Probably not yet. One analyst on 500 k features is comfortable with a GeoPackage; you don't need concurrent writers or ACID across tables. Move to PostGIS when you add a second editor, start integrating web apps that need the data live, or cross 10 M features / multi-GB sizes.

2. Why is a spatial index important for spatial queries?

Without it, a query like "which parks are within 500 m of this school" must scan every park feature — O(N). A GiST / R-tree index narrows the candidates by bounding-box pre-filter to a tiny fraction, making the query O(log N). For 1 M features, this is the difference between seconds and milliseconds.

3. What's the difference between ACID transactions and eventual consistency?
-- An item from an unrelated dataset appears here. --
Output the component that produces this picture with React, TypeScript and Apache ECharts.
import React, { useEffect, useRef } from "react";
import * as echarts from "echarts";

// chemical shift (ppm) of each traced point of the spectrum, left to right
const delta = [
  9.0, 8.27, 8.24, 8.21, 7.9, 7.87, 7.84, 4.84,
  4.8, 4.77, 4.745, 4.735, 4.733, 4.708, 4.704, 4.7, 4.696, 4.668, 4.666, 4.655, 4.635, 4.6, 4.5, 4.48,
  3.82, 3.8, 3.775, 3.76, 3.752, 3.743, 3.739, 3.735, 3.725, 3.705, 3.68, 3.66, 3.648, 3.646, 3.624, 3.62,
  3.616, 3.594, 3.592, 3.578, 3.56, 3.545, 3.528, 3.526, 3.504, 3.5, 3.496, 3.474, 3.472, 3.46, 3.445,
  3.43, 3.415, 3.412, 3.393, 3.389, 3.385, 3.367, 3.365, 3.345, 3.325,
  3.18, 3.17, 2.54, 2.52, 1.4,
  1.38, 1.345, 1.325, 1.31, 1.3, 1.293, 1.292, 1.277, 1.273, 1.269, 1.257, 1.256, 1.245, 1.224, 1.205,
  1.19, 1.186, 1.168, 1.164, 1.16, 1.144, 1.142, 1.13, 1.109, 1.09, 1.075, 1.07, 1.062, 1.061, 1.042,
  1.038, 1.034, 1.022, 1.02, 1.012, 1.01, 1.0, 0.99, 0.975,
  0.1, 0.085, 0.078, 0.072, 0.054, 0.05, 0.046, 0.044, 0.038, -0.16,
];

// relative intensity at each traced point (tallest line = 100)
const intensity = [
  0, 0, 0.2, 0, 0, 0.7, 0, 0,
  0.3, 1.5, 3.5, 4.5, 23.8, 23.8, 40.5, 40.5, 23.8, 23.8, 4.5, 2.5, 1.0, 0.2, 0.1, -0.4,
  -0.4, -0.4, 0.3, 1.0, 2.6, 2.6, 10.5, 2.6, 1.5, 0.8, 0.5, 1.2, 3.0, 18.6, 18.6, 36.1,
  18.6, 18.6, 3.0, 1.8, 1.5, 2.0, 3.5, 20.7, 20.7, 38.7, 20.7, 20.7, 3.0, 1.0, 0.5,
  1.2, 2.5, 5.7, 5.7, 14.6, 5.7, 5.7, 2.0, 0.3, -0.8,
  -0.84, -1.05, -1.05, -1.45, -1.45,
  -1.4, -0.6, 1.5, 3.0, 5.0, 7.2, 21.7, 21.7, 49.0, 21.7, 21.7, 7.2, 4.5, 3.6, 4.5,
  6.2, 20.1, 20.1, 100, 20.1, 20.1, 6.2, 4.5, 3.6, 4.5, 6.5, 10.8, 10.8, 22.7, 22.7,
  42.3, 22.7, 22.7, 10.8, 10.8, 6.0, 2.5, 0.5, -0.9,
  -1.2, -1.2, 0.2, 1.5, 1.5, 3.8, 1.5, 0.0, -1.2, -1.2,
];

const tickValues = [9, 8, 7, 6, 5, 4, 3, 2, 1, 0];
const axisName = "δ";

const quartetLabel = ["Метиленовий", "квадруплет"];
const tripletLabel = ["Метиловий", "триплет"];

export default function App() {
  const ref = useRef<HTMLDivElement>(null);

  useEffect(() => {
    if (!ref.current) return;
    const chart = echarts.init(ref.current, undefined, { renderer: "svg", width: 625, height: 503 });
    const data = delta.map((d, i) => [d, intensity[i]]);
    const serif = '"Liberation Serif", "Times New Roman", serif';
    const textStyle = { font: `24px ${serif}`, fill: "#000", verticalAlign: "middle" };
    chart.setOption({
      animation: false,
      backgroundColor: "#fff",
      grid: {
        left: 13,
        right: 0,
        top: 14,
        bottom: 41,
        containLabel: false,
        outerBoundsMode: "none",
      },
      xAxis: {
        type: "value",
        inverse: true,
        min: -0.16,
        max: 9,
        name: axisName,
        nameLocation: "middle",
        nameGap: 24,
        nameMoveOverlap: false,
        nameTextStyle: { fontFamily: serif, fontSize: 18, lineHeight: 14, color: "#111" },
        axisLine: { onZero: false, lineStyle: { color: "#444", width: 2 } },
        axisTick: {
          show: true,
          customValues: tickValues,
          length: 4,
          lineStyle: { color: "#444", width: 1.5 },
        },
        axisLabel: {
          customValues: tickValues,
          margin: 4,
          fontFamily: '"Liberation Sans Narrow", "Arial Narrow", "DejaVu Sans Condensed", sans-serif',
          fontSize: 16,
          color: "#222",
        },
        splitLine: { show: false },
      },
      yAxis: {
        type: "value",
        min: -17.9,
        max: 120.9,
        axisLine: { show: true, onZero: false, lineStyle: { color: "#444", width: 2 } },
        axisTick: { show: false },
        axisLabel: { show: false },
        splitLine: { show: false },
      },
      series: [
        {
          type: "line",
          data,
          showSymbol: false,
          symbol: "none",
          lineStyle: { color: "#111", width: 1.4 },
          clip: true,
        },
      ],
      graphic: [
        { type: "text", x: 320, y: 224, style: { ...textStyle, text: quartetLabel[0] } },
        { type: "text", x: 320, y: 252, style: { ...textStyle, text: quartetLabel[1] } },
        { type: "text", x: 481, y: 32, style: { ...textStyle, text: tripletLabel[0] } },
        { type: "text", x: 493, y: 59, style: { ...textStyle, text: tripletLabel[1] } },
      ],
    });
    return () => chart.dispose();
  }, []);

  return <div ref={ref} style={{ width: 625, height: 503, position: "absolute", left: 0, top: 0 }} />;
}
ACID (Atomicity, Consistency, Isolation, Durability) transactions guarantee all-or-nothing semantics and immediate visibility of committed data — PostGIS provides this. Eventual consistency (common in distributed / NoSQL systems) allows temporary divergence between nodes, with convergence over time; faster but harder to reason about for correctness-critical data like cadastral records.

Summary

Files for solo work; databases for teams, scale, and concurrency.
PostgreSQL + PostGIS is the default open-source spatial database.
Normalisation, indexes, and transactions make databases reliable.
Cloud databases and warehouses add elastic scale and serverless options.